Believed to be the only day camp of its kind in the United States, this six-week day camp is free of charge to participants and has already raised $1.3 million. It expects to open July 10 with between 60 and 100 children ages 31/2 to 16.

A project of the Freidberg JCC in Oceanside, it will be based on about 50 acres in the northeastern section of the 300-acre Kaufman Campgrounds. "The only difference between this and other camps is that we have built a lot of programmatic and medical support for these children," said Michele Vernon, a social worker who is the camp’s director. For instance, she said that some children with cancer are not permitted to go into the water to swim, so the camp has erected a misting tent for them to run through and cool off. And there will not be any contact sports because children with cancer are more easily bruised.

"The sports we will offer them will allow them to play safely," Vernon said.

Doctors and administrators at four area hospitals (Winthrop University Hospital Cancer Center for Kids in Mineola, North Shore-Long Island Jewish Schneider’s Children’s Hospital in New Hyde Park, Memorial Sloan-Kettering Cancer Center in Manhattan, and the Children’s Hospital at Montefiore Medical Center in the Bronx) serve on an advisory panel that helps to create appropriate programs. Dr. Adam Levy of Montefiore’s Department of Pediatric Hematology/Oncology is the camp’s medical director.

All of the affiliated hospitals are disseminating information about the camp, and buses will transport youngsters to the camp from each of those hospitals each weekday. Camp hours are from 9:30 until 3:40, but there is an extended day program that runs from 7:30 until 6:30 for those who are driven to the camp by car.

Arnie Preminger, executive vice president of the Friedberg JCC, said UJA-Federation of New York has been helpful in introducing the camp’s fundraisers to potential contributors, both Jews and non-Jews, because the camp is open to all. He guessed that about one-fourth of the campers will be Jewish.

Preminger noted that this is not the only specialized camp at the JCCs on Long Island. He said his JCC will offer a camp at its main building in Oceanside designed for autistic children. And he said the Kaufman Campgrounds houses a program for the mentally retarded.

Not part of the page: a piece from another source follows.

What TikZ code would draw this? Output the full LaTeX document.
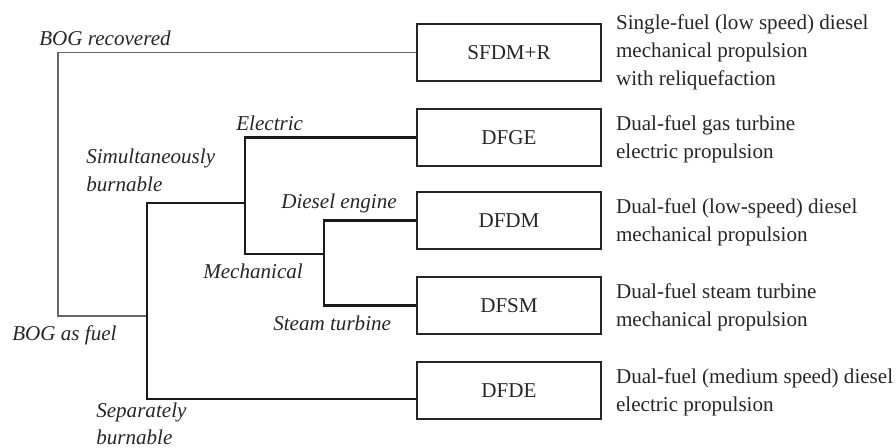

Jeri Mendelsohn, assistant executive director of the Samuel Field Y in Little Neck, said that because some youngsters with neurological conditions that impair their movement require special attention, a pilot program this summer will offer them additional support.

"I might include a highly trained additional staff member as a counselor to make certain that [these youngsters] participate in the activities," she said.

"We are hiring inclusion specialists," Mendelsohn added. "They will be assisting the specially hired people to make sure that campers have the equipment they need. And we are leasing golf carts to get the kids with motor impairment to their campgrounds. At least three campers depend on it."

Preminger said his camp has enrolled two blind campers, each of whom will have a counselor.

Mendelsohn said the whole objective of all of these specialty camps is to "make sure that camp can be for everybody."